Problem: Reproduce the listing below exactly, beginning with its first line and ending with the line that holds "yscale = alt.Scale(domain=[290, 300], nice=False, zero=False)"; pictures are not part of the copy.

Available data:
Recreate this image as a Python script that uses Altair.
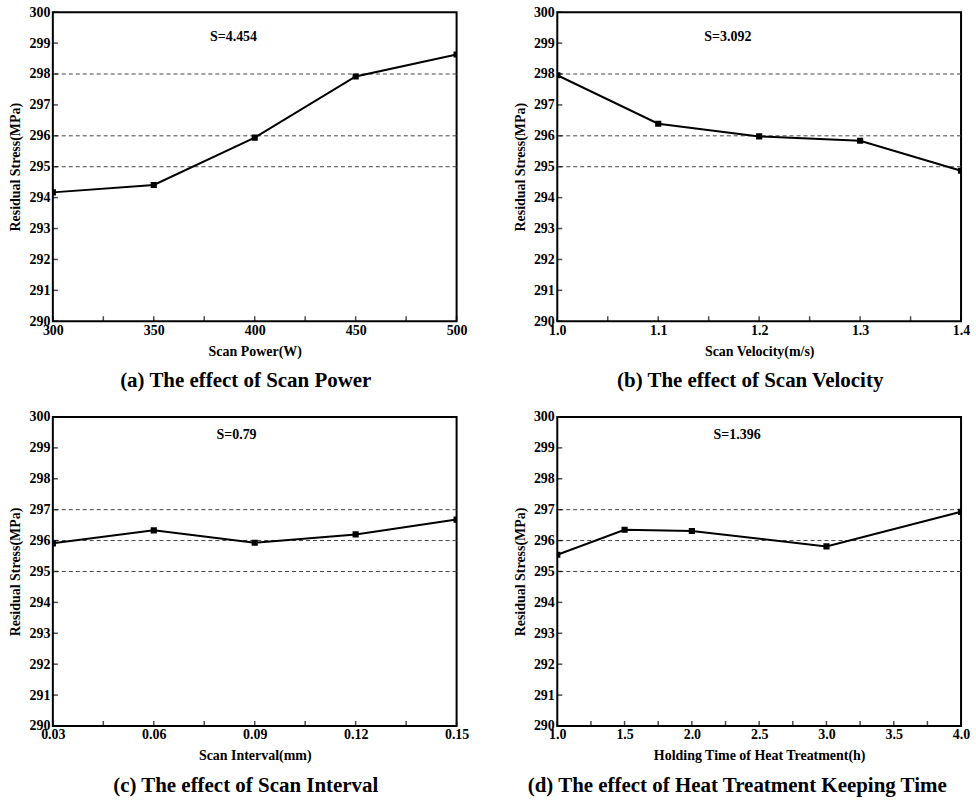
import altair as alt
import pandas as pd

FONT = "Liberation Serif"

# ---- data -------------------------------------------------------------
power_w = [300, 350, 400, 450, 500]
power_stress = [294.17, 294.41, 295.94, 297.92, 298.63]

velocity_ms = [1.0, 1.1, 1.2, 1.3, 1.4]
velocity_stress = [297.96, 296.39, 295.98, 295.84, 294.87]

interval_mm = [0.03, 0.06, 0.09, 0.12, 0.15]
interval_stress = [295.91, 296.33, 295.93, 296.20, 296.68]

holding_h = [1.0, 1.5, 2.0, 3.0, 4.0]
holding_stress = [295.54, 296.35, 296.31, 295.81, 296.93]

y_ticks = [290, 291, 292, 293, 294, 295, 296, 297, 298, 299, 300]

power_ticks = [300, 350, 400, 450, 500]
power_minor = [325, 375, 425, 475]
velocity_ticks = [1.0, 1.1, 1.2, 1.3, 1.4]
velocity_minor = [1.05, 1.15, 1.25, 1.35]
interval_ticks = [0.03, 0.06, 0.09, 0.12, 0.15]
interval_minor = [0.045, 0.075, 0.105, 0.135]
holding_ticks = [1.0, 1.5, 2.0, 2.5, 3.0, 3.5, 4.0]
holding_minor = [1.25, 1.75, 2.25, 2.75, 3.25, 3.75]

ref_lines_top = [295, 296, 298]
ref_lines_bottom = [295, 296, 297]

W, H = 405, 310


def panel(xs, ys, xticks, xminor, xfmt, xtitle, caption, s_text, s_x, s_y, refs,
          caption_dx=-9):
    xmin, xmax = xticks[0], xticks[-1]
    xscale = alt.Scale(domain=[xmin, xmax], nice=False, zero=False)
    yscale = alt.Scale(domain=[290, 300], nice=False, zero=False)

    xaxis = alt.Axis(values=xticks, format=xfmt, title=xtitle,
                     labelFlush=False, labelOverlap=False,
                     labelPadding=2, titlePadding=7)
    yaxis = alt.Axis(values=y_ticks, format="d", title="Residual Stress(MPa)",
                     labelOverlap=False, labelPadding=3, titlePadding=6)

    def xe():
        return alt.X("x:Q", scale=xscale, axis=xaxis)

    def ye():
        return alt.Y("y:Q", scale=yscale, axis=yaxis)

    df = pd.DataFrame({"x": xs, "y": ys})

    refs_df = pd.DataFrame({"y": refs})
    dashed = alt.Chart(refs_df).mark_rule(
        color="#444444", strokeDash=[4, 3], strokeWidth=1
    ).encode(y=ye())

    line = alt.Chart(df).mark_line(color="black", strokeWidth=2, clip=True).encode(x=xe(), y=ye())
    squares = alt.Chart(df).mark_square(
        color="black", size=38, opacity=1, filled=True, clip=True
    ).encode(x=xe(), y=ye())

    # inward tick marks along the left and bottom edges
    yt_df = pd.DataFrame({"x": [xmin] * len(y_ticks), "y": y_ticks})
    ytick_marks = alt.Chart(yt_df).mark_tick(
        orient="horizontal", size=5, thickness=1.5, color="black", xOffset=2.5
    ).encode(x=xe(), y=ye())

    xt_vals = xticks + xminor
    xt_df = pd.DataFrame({"x": xt_vals, "y": [290] * len(xt_vals)})
    xtick_marks = alt.Chart(xt_df).mark_tick(
        orient="vertical", size=5, thickness=1.5, color="black", yOffset=-2.5
    ).encode(x=xe(), y=ye())

    s_df = pd.DataFrame({"x": [s_x], "y": [s_y], "t": [s_text]})
    s_label = alt.Chart(s_df).mark_text(
        font=FONT, fontWeight="bold", fontSize=14, color="black"
    ).encode(x=xe(), y=ye(), text="t:N")

    return alt.layer(
        dashed, line, squares, ytick_marks, xtick_marks, s_label
    ).properties(
        width=W, height=H,
        title=alt.TitleParams(
            text=caption, orient="bottom", anchor="middle", font=FONT,
            fontWeight="bold", fontSize=21, color="black", offset=12,
            dx=caption_dx,
        ),
    )


pa = panel(power_w, power_stress, power_ticks, power_minor, "d",
           "Scan Power(W)", "(a) The effect of Scan Power",
           "S=4.454", 389.5, 299.2, ref_lines_top)
pb = panel(velocity_ms, velocity_stress, velocity_ticks, velocity_minor, ".1f",
           "Scan Velocity(m/s)", "(b) The effect of Scan Velocity",
           "S=3.092", 1.169, 299.2, ref_lines_top)
pc = panel(interval_mm, interval_stress, interval_ticks, interval_minor, ".2f",
           "Scan Interval(mm)", "(c) The effect of Scan Interval",
           "S=0.79", 0.0846, 299.43, ref_lines_bottom)
pd_ = panel(holding_h, holding_stress, holding_ticks, holding_minor, ".1f",
            "Holding Time of Heat Treatment(h)",
            "(d) The effect of Heat Treatment Keeping Time",
            "S=1.396", 2.336, 299.43, ref_lines_bottom, caption_dx=-22)

chart = alt.concat(
    pa, pb, pc, pd_, columns=2,
    spacing={"row": 96, "column": 101}, bounds="flush",
).properties(
    padding={"left": 8, "top": 3, "right": 5, "bottom": 5},
    background="white",
).configure_view(
    stroke="black", strokeWidth=2
).configure_axis(
    domain=False, ticks=False, grid=False,
    labelFont=FONT, labelFontWeight="bold", labelFontSize=14, labelColor="black",
    titleFont=FONT, titleFontWeight="bold", titleFontSize=14, titleColor="black",
)

chart.save("out.html", embed_options={"renderer": "svg", "actions": False})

Task result:
Recreate this image as a Python script that uses Altair.
import altair as alt
import pandas as pd

FONT = "Liberation Serif"

# ---- data -------------------------------------------------------------
power_w = [300, 350, 400, 450, 500]
power_stress = [294.17, 294.41, 295.94, 297.92, 298.63]

velocity_ms = [1.0, 1.1, 1.2, 1.3, 1.4]
velocity_stress = [297.96, 296.39, 295.98, 295.84, 294.87]

interval_mm = [0.03, 0.06, 0.09, 0.12, 0.15]
interval_stress = [295.91, 296.33, 295.93, 296.20, 296.68]

holding_h = [1.0, 1.5, 2.0, 3.0, 4.0]
holding_stress = [295.54, 296.35, 296.31, 295.81, 296.93]

y_ticks = [290, 291, 292, 293, 294, 295, 296, 297, 298, 299, 300]

power_ticks = [300, 350, 400, 450, 500]
power_minor = [325, 375, 425, 475]
velocity_ticks = [1.0, 1.1, 1.2, 1.3, 1.4]
velocity_minor = [1.05, 1.15, 1.25, 1.35]
interval_ticks = [0.03, 0.06, 0.09, 0.12, 0.15]
interval_minor = [0.045, 0.075, 0.105, 0.135]
holding_ticks = [1.0, 1.5, 2.0, 2.5, 3.0, 3.5, 4.0]
holding_minor = [1.25, 1.75, 2.25, 2.75, 3.25, 3.75]

ref_lines_top = [295, 296, 298]
ref_lines_bottom = [295, 296, 297]

W, H = 405, 310


def panel(xs, ys, xticks, xminor, xfmt, xtitle, caption, s_text, s_x, s_y, refs,
          caption_dx=-9):
    xmin, xmax = xticks[0], xticks[-1]
    xscale = alt.Scale(domain=[xmin, xmax], nice=False, zero=False)
    yscale = alt.Scale(domain=[290, 300], nice=False, zero=False)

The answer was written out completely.